Phrases like thin privilege seem weird to me. and I noticed that leftist sre quicker to assume are sctionarcy skinny.

I whould have thought it have been the opposite? outside the west arent the poorest people skinny? not saying that weight determines you as privileged or not.

  • Magician [he/him, they/them]
    ·
    10 months ago

    I don't think anyone here is saying that, but we're a leftist space and not a liberal/progressive space.

    And what you're describing is the way poverty manifests in different places. Skinny people could have an eating disorder or struggle to afford food enough to maintain a safe body weight, but it's a no-win situation however you look when you're poor.

    It's a Morton's Fork situation. If you're fat and homeless, you obviously don't need support because you are eating enough. I'd you're skinny and homeless, you're probably abusing drugs or spending money on booze instead of food.

    In the US at least, because that's my only point of lived experience, if you're fat, you're not working hard. There is this weird math in play that says it doesn't matter how much you eat if you exercise hard enough to balance it out.

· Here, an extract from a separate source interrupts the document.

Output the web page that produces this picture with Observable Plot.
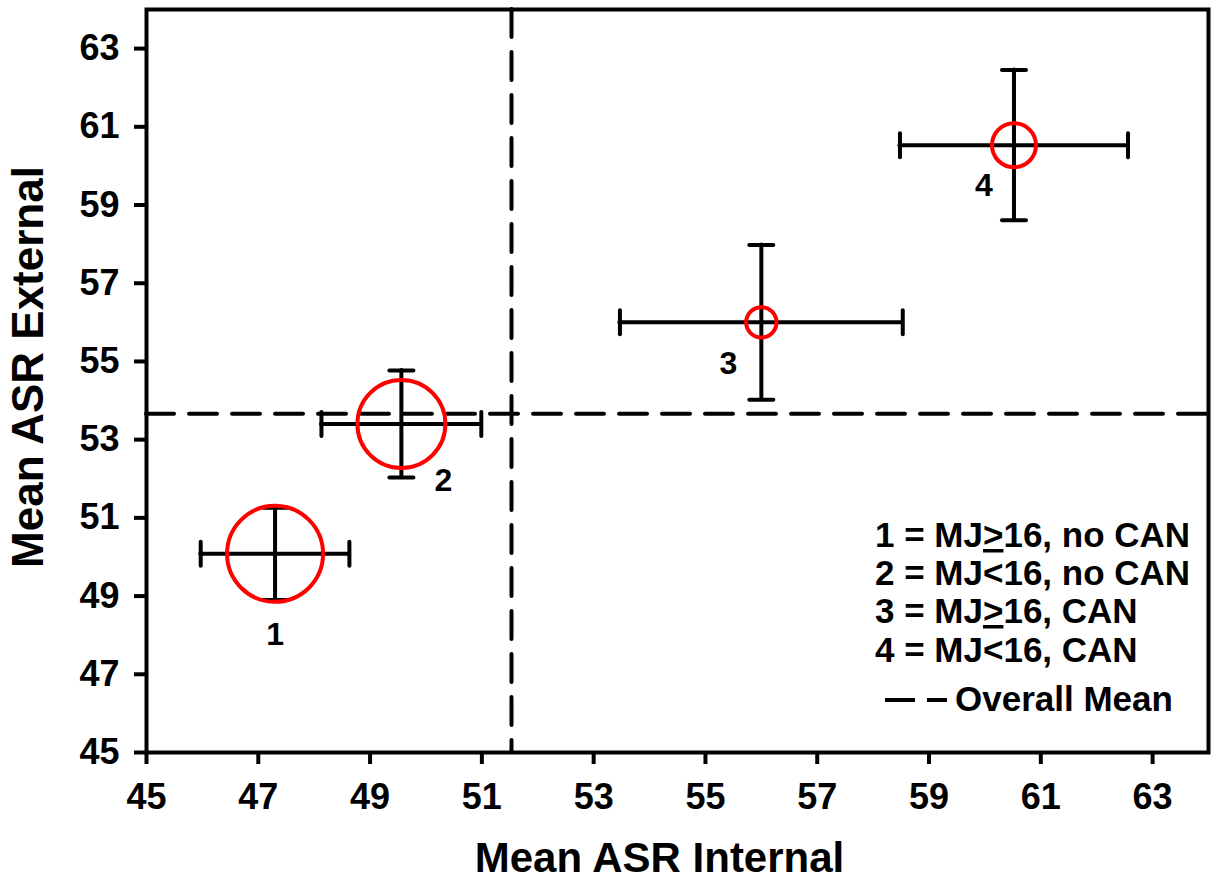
<!DOCTYPE html>
<html>
<head>
<meta charset="utf-8">
<script src="https://cdn.jsdelivr.net/npm/d3@7"></script>
<script src="https://cdn.jsdelivr.net/npm/@observablehq/plot@0.6"></script>
<style>
  html, body { margin: 0; padding: 0; background: #fff; }
  #chart { width: 1215px; height: 880px; }
</style>
</head>
<body>
<div id="chart"></div>
<script>
// ---- data ----
const groups = ["1", "2", "3", "4"];
const meanInternal = [47.30, 49.56, 56.00, 60.52];
const meanExternal = [50.08, 53.40, 56.00, 60.53];
const internalErr = [1.33, 1.43, 2.53, 2.04];
const externalErr = [1.18, 1.37, 1.98, 1.92];
const relativeN = [100, 84, 10, 21];
const overallInternal = 51.53;
const overallExternal = 53.66;
const xTicks = [45, 47, 49, 51, 53, 55, 57, 59, 61, 63];
const yTicks = [45, 47, 49, 51, 53, 55, 57, 59, 61, 63];
const xLabel = "Mean ASR Internal";
const yLabel = "Mean ASR External";
const legendItems = [
  ["1 = MJ", ">", "16, no CAN"],
  ["2 = MJ<16, no CAN"],
  ["3 = MJ", ">", "16, CAN"],
  ["4 = MJ<16, CAN"]
];
const meanLegend = "Overall Mean";

// ---- table ----
const rows = groups.map((g, i) => ({
  g, x: meanInternal[i], y: meanExternal[i],
  ex: internalErr[i], ey: externalErr[i], n: relativeN[i]
}));
const hCaps = rows.flatMap(d => [{x: d.x - d.ex, y: d.y}, {x: d.x + d.ex, y: d.y}]);
const vCaps = rows.flatMap(d => [{x: d.x, y: d.y - d.ey}, {x: d.x, y: d.y + d.ey}]);

const vLine = {draw(ctx, size) { const h = Math.sqrt(size / Math.PI); ctx.moveTo(0, -h); ctx.lineTo(0, h); }};
const hLine = {draw(ctx, size) { const h = Math.sqrt(size / Math.PI); ctx.moveTo(-h, 0); ctx.lineTo(h, 0); }};

const font = "'Liberation Sans', Arial, sans-serif";
const labelOffsets = [[0, 81], [42, 57], [-33, 41], [-30, 41]];

const svg = Plot.plot({
  width: 1215,
  height: 880,
  marginLeft: 146,
  marginTop: 9,
  marginRight: 7,
  marginBottom: 128,
  style: {fontFamily: font, color: "#000", background: "#fff"},
  x: {domain: [45, 64]},
  y: {domain: [45, 64]},
  r: {type: "sqrt", domain: [0, 100], range: [0, 48]},
  marks: [
    Plot.axisX({ticks: xTicks, tickSize: 12, tickPadding: 19, fontSize: 36, fontWeight: "bold", strokeWidth: 4, label: null}),
    Plot.axisY({ticks: yTicks, tickSize: 12, tickPadding: 15, fontSize: 36, fontWeight: "bold", strokeWidth: 4, label: null}),
    Plot.ruleX([overallInternal], {stroke: "#000", strokeWidth: 4, strokeDasharray: "28,15", strokeLinecap: "round"}),
    Plot.ruleY([overallExternal], {stroke: "#000", strokeWidth: 4, strokeDasharray: "28,15", strokeLinecap: "round"}),
    Plot.ruleY(rows, {y: "y", x1: d => d.x - d.ex, x2: d => d.x + d.ex, stroke: "#000", strokeWidth: 4, strokeLinecap: "round"}),
    Plot.ruleX(rows, {x: "x", y1: d => d.y - d.ey, y2: d => d.y + d.ey, stroke: "#000", strokeWidth: 4, strokeLinecap: "round"}),
    Plot.dot(hCaps, {x: "x", y: "y", symbol: vLine, r: 12, fill: "none", stroke: "#000", strokeWidth: 4, strokeLinecap: "round"}),
    Plot.dot(vCaps, {x: "x", y: "y", symbol: hLine, r: 12, fill: "none", stroke: "#000", strokeWidth: 4, strokeLinecap: "round"}),
    Plot.dot(rows, {x: "x", y: "y", r: "n", fill: "none", stroke: "#ff0000", strokeWidth: 4}),
    ...rows.map((d, i) => Plot.text([d], {x: "x", y: "y", text: "g", dx: labelOffsets[i][0], dy: labelOffsets[i][1], fontSize: 32, fontWeight: "bold", fill: "#000", lineAnchor: "middle"})),
    Plot.frame({stroke: "#000", strokeWidth: 4}),
    Plot.text([xLabel], {frameAnchor: "bottom", dx: -18, dy: 106, fontSize: 42, fontWeight: "bold", fill: "#000", lineAnchor: "middle", textAnchor: "middle"}),
    Plot.text([yLabel], {frameAnchor: "left", dx: -118, dy: -14, rotate: -90, fontSize: 44, fontWeight: "bold", fill: "#000", lineAnchor: "middle", textAnchor: "middle"})
  ]
});

// ---- legend (inside the plot frame) ----
const s = d3.select(svg);
const lg = s.append("g").attr("font-family", font).attr("font-weight", "bold").attr("font-size", 35)
  .attr("fill", "#000").attr("text-anchor", "start");
const baselines = [547, 585, 623, 662];
legendItems.forEach((parts, i) => {
  const t = lg.append("text").attr("x", 875).attr("y", baselines[i]).attr("text-anchor", "start");
  if (parts.length === 3) {
    t.append("tspan").text(parts[0]);
    t.append("tspan").attr("text-decoration", "underline").text(parts[1]);
    t.append("tspan").text(parts[2]);
  } else {
    t.text(parts[0]);
  }
});
lg.append("line").attr("x1", 885).attr("x2", 947).attr("y1", 700).attr("y2", 700)
  .attr("stroke", "#000").attr("stroke-width", 4).attr("stroke-dasharray", "30,12");
lg.append("text").attr("x", 955).attr("y", 711).attr("text-anchor", "start").text(meanLegend);

document.getElementById("chart").appendChild(svg);
</script>
</body>
</html>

    You can be skinny, but if you can't do your job then you're weak and considered useless. Remarks against skinny people hurt, as does any body shaming, but there isn't the same history of shaming in the US. I think that comes from the warped misunderstanding of work ethic and the signs of work on the human body.

    • Magician [he/him, they/them]
      ·
      10 months ago

      Just as an example of things I see more as a gay man - "no fat, no fem, white only" is something that is still common on the apps. There is probably an intersection where skinny falls under 'fem' but it's not explicitly called out in the same way.